— WHAT TO PRODUCE —
Drop every picture, then transcribe the remaining data exactly.

►

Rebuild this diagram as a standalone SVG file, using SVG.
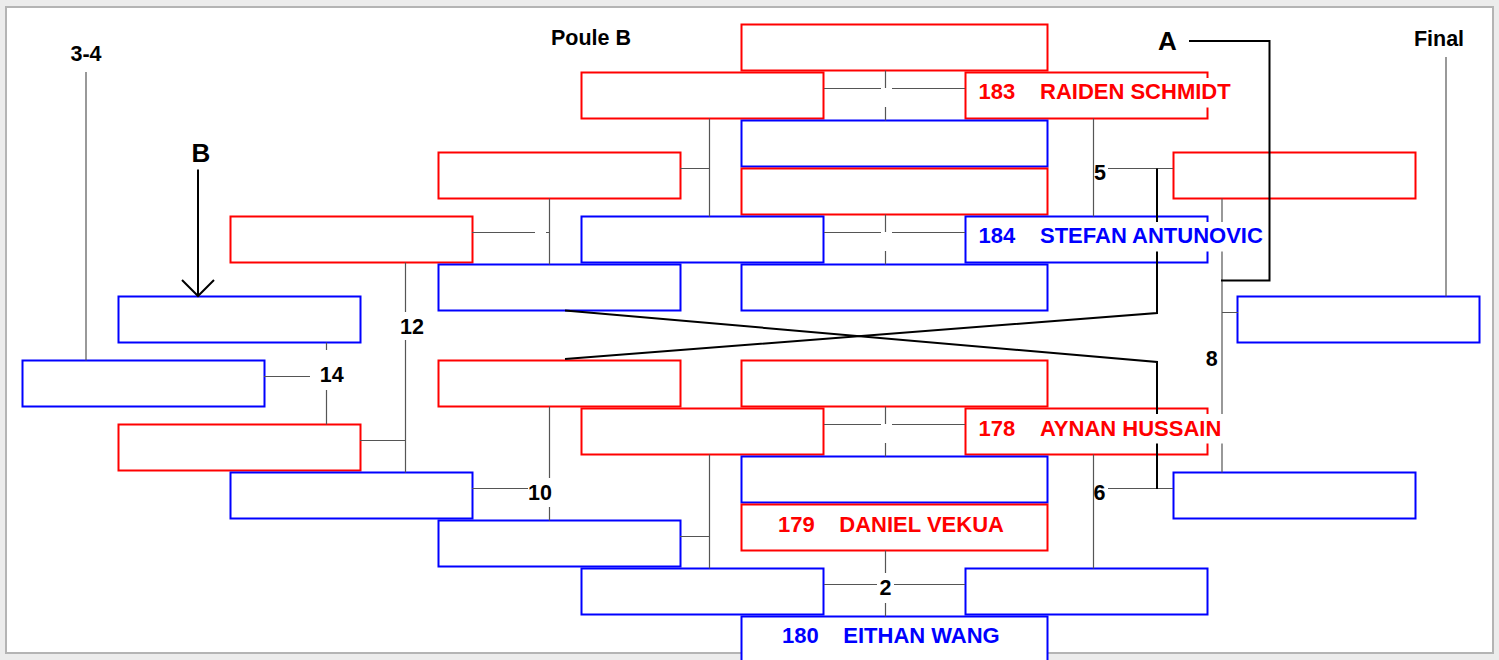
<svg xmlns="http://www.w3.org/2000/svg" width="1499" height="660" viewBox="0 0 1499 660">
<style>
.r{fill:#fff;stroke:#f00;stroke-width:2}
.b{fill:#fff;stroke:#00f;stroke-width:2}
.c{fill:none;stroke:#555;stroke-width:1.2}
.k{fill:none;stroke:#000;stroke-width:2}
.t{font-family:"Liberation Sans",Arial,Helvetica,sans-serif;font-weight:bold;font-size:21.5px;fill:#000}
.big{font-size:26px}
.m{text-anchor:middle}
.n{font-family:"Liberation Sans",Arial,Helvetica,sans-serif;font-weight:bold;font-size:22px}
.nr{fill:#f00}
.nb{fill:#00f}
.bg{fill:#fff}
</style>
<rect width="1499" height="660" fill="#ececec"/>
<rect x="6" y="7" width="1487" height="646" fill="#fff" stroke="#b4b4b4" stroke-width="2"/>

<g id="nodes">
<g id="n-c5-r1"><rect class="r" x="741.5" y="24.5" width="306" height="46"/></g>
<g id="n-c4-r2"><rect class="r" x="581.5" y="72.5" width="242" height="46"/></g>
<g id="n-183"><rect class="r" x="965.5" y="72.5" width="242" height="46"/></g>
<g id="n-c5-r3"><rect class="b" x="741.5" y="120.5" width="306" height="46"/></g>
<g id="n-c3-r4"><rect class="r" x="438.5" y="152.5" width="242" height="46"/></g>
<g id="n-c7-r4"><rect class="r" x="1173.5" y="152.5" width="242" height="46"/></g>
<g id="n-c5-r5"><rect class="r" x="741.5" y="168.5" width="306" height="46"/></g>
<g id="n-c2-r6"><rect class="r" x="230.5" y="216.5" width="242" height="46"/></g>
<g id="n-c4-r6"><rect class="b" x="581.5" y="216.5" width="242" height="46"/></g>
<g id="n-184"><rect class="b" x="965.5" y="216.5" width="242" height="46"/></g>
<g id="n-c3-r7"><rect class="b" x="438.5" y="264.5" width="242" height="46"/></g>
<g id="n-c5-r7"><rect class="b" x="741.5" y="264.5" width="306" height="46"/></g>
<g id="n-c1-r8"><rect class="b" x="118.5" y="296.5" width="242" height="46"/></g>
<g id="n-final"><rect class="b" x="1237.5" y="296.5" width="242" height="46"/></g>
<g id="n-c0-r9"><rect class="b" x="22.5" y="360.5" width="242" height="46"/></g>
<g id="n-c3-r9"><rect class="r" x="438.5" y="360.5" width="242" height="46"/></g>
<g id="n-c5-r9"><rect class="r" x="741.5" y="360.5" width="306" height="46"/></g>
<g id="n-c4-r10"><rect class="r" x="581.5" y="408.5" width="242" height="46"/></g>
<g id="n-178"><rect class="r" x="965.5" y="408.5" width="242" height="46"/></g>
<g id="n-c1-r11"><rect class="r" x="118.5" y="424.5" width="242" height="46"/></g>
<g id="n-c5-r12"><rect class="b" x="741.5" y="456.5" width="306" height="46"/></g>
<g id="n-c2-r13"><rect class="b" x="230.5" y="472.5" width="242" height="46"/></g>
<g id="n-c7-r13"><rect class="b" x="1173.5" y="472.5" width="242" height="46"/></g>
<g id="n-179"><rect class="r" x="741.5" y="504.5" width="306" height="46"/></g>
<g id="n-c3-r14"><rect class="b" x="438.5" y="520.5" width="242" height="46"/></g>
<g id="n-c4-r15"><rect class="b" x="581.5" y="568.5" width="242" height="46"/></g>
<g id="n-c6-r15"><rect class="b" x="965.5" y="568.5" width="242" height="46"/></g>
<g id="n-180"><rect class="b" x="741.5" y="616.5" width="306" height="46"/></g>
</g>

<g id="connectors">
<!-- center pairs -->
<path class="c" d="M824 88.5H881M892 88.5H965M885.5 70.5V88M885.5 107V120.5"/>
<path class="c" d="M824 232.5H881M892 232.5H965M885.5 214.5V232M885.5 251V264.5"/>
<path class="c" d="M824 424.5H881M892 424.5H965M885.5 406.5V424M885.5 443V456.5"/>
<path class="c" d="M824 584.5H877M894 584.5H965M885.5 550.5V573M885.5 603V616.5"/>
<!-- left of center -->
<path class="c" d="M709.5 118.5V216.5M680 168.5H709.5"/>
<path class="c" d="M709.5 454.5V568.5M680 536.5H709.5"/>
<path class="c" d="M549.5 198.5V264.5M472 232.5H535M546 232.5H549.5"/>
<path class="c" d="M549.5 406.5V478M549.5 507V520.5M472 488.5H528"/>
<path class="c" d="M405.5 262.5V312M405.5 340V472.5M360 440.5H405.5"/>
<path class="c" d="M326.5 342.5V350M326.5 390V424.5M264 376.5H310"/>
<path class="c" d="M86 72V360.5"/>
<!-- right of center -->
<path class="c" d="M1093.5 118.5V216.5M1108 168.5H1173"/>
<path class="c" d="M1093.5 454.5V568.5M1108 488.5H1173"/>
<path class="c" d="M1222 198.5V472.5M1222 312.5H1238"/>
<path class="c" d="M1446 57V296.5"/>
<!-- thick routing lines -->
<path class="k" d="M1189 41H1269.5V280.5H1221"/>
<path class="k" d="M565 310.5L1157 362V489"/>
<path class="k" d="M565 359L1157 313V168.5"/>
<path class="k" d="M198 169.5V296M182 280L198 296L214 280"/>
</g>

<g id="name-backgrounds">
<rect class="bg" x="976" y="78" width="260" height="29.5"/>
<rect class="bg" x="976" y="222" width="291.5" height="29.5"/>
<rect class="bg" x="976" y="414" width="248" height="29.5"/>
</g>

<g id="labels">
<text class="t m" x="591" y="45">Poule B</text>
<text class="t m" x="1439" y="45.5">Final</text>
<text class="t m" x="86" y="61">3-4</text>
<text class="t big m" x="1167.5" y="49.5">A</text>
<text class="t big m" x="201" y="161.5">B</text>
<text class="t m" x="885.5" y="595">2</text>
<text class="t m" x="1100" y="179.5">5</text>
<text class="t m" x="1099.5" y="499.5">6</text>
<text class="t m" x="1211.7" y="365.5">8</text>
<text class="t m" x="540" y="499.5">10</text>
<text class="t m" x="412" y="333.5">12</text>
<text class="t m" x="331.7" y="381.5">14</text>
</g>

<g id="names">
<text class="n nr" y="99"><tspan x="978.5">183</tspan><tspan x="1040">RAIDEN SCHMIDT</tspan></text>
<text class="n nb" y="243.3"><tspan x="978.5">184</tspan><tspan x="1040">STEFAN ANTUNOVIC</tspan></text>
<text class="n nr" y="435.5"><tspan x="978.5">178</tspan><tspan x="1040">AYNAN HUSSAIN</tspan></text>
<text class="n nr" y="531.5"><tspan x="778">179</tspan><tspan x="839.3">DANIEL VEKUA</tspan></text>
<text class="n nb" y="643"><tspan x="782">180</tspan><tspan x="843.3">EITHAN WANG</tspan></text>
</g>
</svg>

◄

— EXERCISE OUTPUT —
Rebuild this diagram as a standalone SVG file, using SVG.
<svg xmlns="http://www.w3.org/2000/svg" width="1499" height="660" viewBox="0 0 1499 660">
<style>
.r{fill:#fff;stroke:#f00;stroke-width:2}
.b{fill:#fff;stroke:#00f;stroke-width:2}
.c{fill:none;stroke:#555;stroke-width:1.2}
.k{fill:none;stroke:#000;stroke-width:2}
.t{font-family:"Liberation Sans",Arial,Helvetica,sans-serif;font-weight:bold;font-size:21.5px;fill:#000}
.big{font-size:26px}
.m{text-anchor:middle}
.n{font-family:"Liberation Sans",Arial,Helvetica,sans-serif;font-weight:bold;font-size:22px}
.nr{fill:#f00}
.nb{fill:#00f}
.bg{fill:#fff}
</style>
<rect width="1499" height="660" fill="#ececec"/>
<rect x="6" y="7" width="1487" height="646" fill="#fff" stroke="#b4b4b4" stroke-width="2"/>

<g id="nodes">
<g id="n-c5-r1"><rect class="r" x="741.5" y="24.5" width="306" height="46"/></g>
<g id="n-c4-r2"><rect class="r" x="581.5" y="72.5" width="242" height="46"/></g>
<g id="n-183"><rect class="r" x="965.5" y="72.5" width="242" height="46"/></g>
<g id="n-c5-r3"><rect class="b" x="741.5" y="120.5" width="306" height="46"/></g>
<g id="n-c3-r4"><rect class="r" x="438.5" y="152.5" width="242" height="46"/></g>
<g id="n-c7-r4"><rect class="r" x="1173.5" y="152.5" width="242" height="46"/></g>
<g id="n-c5-r5"><rect class="r" x="741.5" y="168.5" width="306" height="46"/></g>
<g id="n-c2-r6"><rect class="r" x="230.5" y="216.5" width="242" height="46"/></g>
<g id="n-c4-r6"><rect class="b" x="581.5" y="216.5" width="242" height="46"/></g>
<g id="n-184"><rect class="b" x="965.5" y="216.5" width="242" height="46"/></g>
<g id="n-c3-r7"><rect class="b" x="438.5" y="264.5" width="242" height="46"/></g>
<g id="n-c5-r7"><rect class="b" x="741.5" y="264.5" width="306" height="46"/></g>
<g id="n-c1-r8"><rect class="b" x="118.5" y="296.5" width="242" height="46"/></g>
<g id="n-final"><rect class="b" x="1237.5" y="296.5" width="242" height="46"/></g>
<g id="n-c0-r9"><rect class="b" x="22.5" y="360.5" width="242" height="46"/></g>
<g id="n-c3-r9"><rect class="r" x="438.5" y="360.5" width="242" height="46"/></g>
<g id="n-c5-r9"><rect class="r" x="741.5" y="360.5" width="306" height="46"/></g>
<g id="n-c4-r10"><rect class="r" x="581.5" y="408.5" width="242" height="46"/></g>
<g id="n-178"><rect class="r" x="965.5" y="408.5" width="242" height="46"/></g>
<g id="n-c1-r11"><rect class="r" x="118.5" y="424.5" width="242" height="46"/></g>
<g id="n-c5-r12"><rect class="b" x="741.5" y="456.5" width="306" height="46"/></g>
<g id="n-c2-r13"><rect class="b" x="230.5" y="472.5" width="242" height="46"/></g>
<g id="n-c7-r13"><rect class="b" x="1173.5" y="472.5" width="242" height="46"/></g>
<g id="n-179"><rect class="r" x="741.5" y="504.5" width="306" height="46"/></g>
<g id="n-c3-r14"><rect class="b" x="438.5" y="520.5" width="242" height="46"/></g>
<g id="n-c4-r15"><rect class="b" x="581.5" y="568.5" width="242" height="46"/></g>
<g id="n-c6-r15"><rect class="b" x="965.5" y="568.5" width="242" height="46"/></g>
<g id="n-180"><rect class="b" x="741.5" y="616.5" width="306" height="46"/></g>
</g>

<g id="connectors">
<!-- center pairs -->
<path class="c" d="M824 88.5H881M892 88.5H965M885.5 70.5V88M885.5 107V120.5"/>
<path class="c" d="M824 232.5H881M892 232.5H965M885.5 214.5V232M885.5 251V264.5"/>
<path class="c" d="M824 424.5H881M892 424.5H965M885.5 406.5V424M885.5 443V456.5"/>
<path class="c" d="M824 584.5H877M894 584.5H965M885.5 550.5V573M885.5 603V616.5"/>
<!-- left of center -->
<path class="c" d="M709.5 118.5V216.5M680 168.5H709.5"/>
<path class="c" d="M709.5 454.5V568.5M680 536.5H709.5"/>
<path class="c" d="M549.5 198.5V264.5M472 232.5H535M546 232.5H549.5"/>
<path class="c" d="M549.5 406.5V478M549.5 507V520.5M472 488.5H528"/>
<path class="c" d="M405.5 262.5V312M405.5 340V472.5M360 440.5H405.5"/>
<path class="c" d="M326.5 342.5V350M326.5 390V424.5M264 376.5H310"/>
<path class="c" d="M86 72V360.5"/>
<!-- right of center -->
<path class="c" d="M1093.5 118.5V216.5M1108 168.5H1173"/>
<path class="c" d="M1093.5 454.5V568.5M1108 488.5H1173"/>
<path class="c" d="M1222 198.5V472.5M1222 312.5H1238"/>
<path class="c" d="M1446 57V296.5"/>
<!-- thick routing lines -->
<path class="k" d="M1189 41H1269.5V280.5H1221"/>
<path class="k" d="M565 310.5L1157 362V489"/>
<path class="k" d="M565 359L1157 313V168.5"/>
<path class="k" d="M198 169.5V296M182 280L198 296L214 280"/>
</g>

<g id="name-backgrounds">
<rect class="bg" x="976" y="78" width="260" height="29.5"/>
<rect class="bg" x="976" y="222" width="291.5" height="29.5"/>
<rect class="bg" x="976" y="414" width="248" height="29.5"/>
</g>

<g id="labels">
<text class="t m" x="591" y="45">Poule B</text>
<text class="t m" x="1439" y="45.5">Final</text>
<text class="t m" x="86" y="61">3-4</text>
<text class="t big m" x="1167.5" y="49.5">A</text>
<text class="t big m" x="201" y="161.5">B</text>
<text class="t m" x="885.5" y="595">2</text>
<text class="t m" x="1100" y="179.5">5</text>
<text class="t m" x="1099.5" y="499.5">6</text>
<text class="t m" x="1211.7" y="365.5">8</text>
<text class="t m" x="540" y="499.5">10</text>
<text class="t m" x="412" y="333.5">12</text>
<text class="t m" x="331.7" y="381.5">14</text>
</g>

<g id="names">
<text class="n nr" y="99"><tspan x="978.5">183</tspan><tspan x="1040">RAIDEN SCHMIDT</tspan></text>
<text class="n nb" y="243.3"><tspan x="978.5">184</tspan><tspan x="1040">STEFAN ANTUNOVIC</tspan></text>
<text class="n nr" y="435.5"><tspan x="978.5">178</tspan><tspan x="1040">AYNAN HUSSAIN</tspan></text>
<text class="n nr" y="531.5"><tspan x="778">179</tspan><tspan x="839.3">DANIEL VEKUA</tspan></text>
<text class="n nb" y="643"><tspan x="782">180</tspan><tspan x="843.3">EITHAN WANG</tspan></text>
</g>
</svg>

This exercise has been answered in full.